If you turn on spanning tree, how do you know there is an issue with your network?

I have been learning about spanning tree protocol (STP/RSTP/MSTP) and was wondering, once I turn it on and it's protecting against for example network loops, how do I know there is a network loop?

I suppose in most cases it would be obvious, because the room the loop is in would be down, but what if there is no complaint?

It seems like I would still want a way to know, that there is a network issue such as this. Maybe the device sending some kind of alert, or maybe someone has to check a log or something else occasionally?


Solution 1:

You watch your switch logs for spanning tree events, or configure your switches to send SNMP traps when STP shuts down a port.

Solution 2:

Testing. If you want to know that something is working, you test it.
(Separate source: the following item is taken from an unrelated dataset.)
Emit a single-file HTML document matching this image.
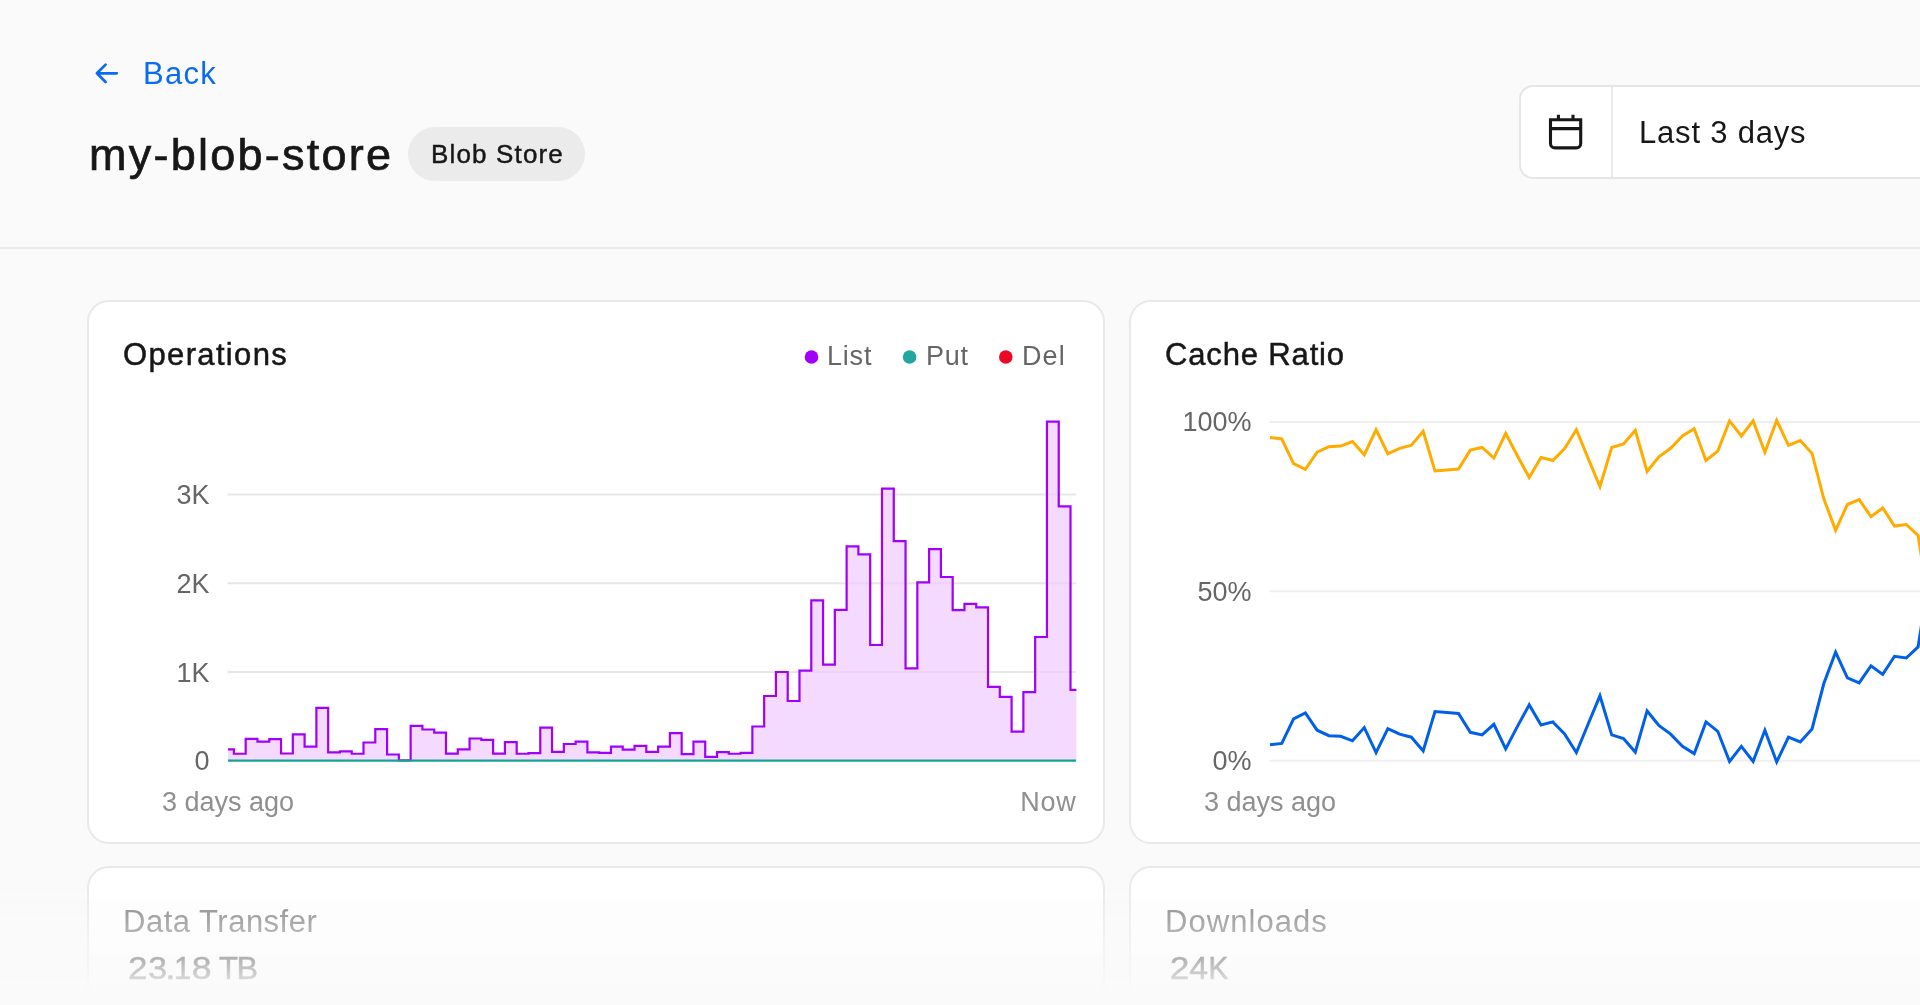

Once you've enabled STP, schedule network maintenance and plug a cable in a loop. If the network is still working then the loop was detected by STP. If your network goes down then STP isn't working.

Solution 3:

Spanning tree does not think a loop is an "error". They are part of the protocol and it will find the ports that cause loops, and then disable forwarding on them. I think you're trying to use a protocol to find out if a certain condition exists, but that's not really its primary purpose. A "well-designed" network may very well have loops normally (for redundancy). In addition to turning on logging event spanning-tree status (or the equivalent on your platform), think outside the box. A loop in your network (if not disabled by spanning tree) will cause large traffic levels in a broadcast storm. So graph those levels and in your monitoring platform if you see a sharp rise in traffic you've probably got a loop.

Solution 4:

Here are some extra things to consider in your STP/RSTP/MSTP implementation along with your testing:

  1. Set your switch priorities to ensure that a predetermined switch is elected as the root and a secondary is designated to take over as root if the primary fails. This is the most common mistake i see in spanning tree implementations.
  2. Any port where you have a permanently-connected device (e.g. a server, printer, NAS) should be put in port fast mode (Cisco terminology; in HP ProCurve it's called edge port) to ensure they don't have a long wait time for STP convergence when they boot up.
  3. Any port where you connect to an edge device (including PCs, printers, servers, etc.) should have root guard enabled. This prevents people from connecting a misconfigured or unauthorised switch and causing reconvergence unexpectedly.
  4. Any port which is not a switch-to-switch link in your control (including PCs, printers, service provider routers) should have BPDU guard enabled, preferably set to disable the port when an STP BPDU is received. This way you find out immediately when people start doing the wrong things on your edge ports.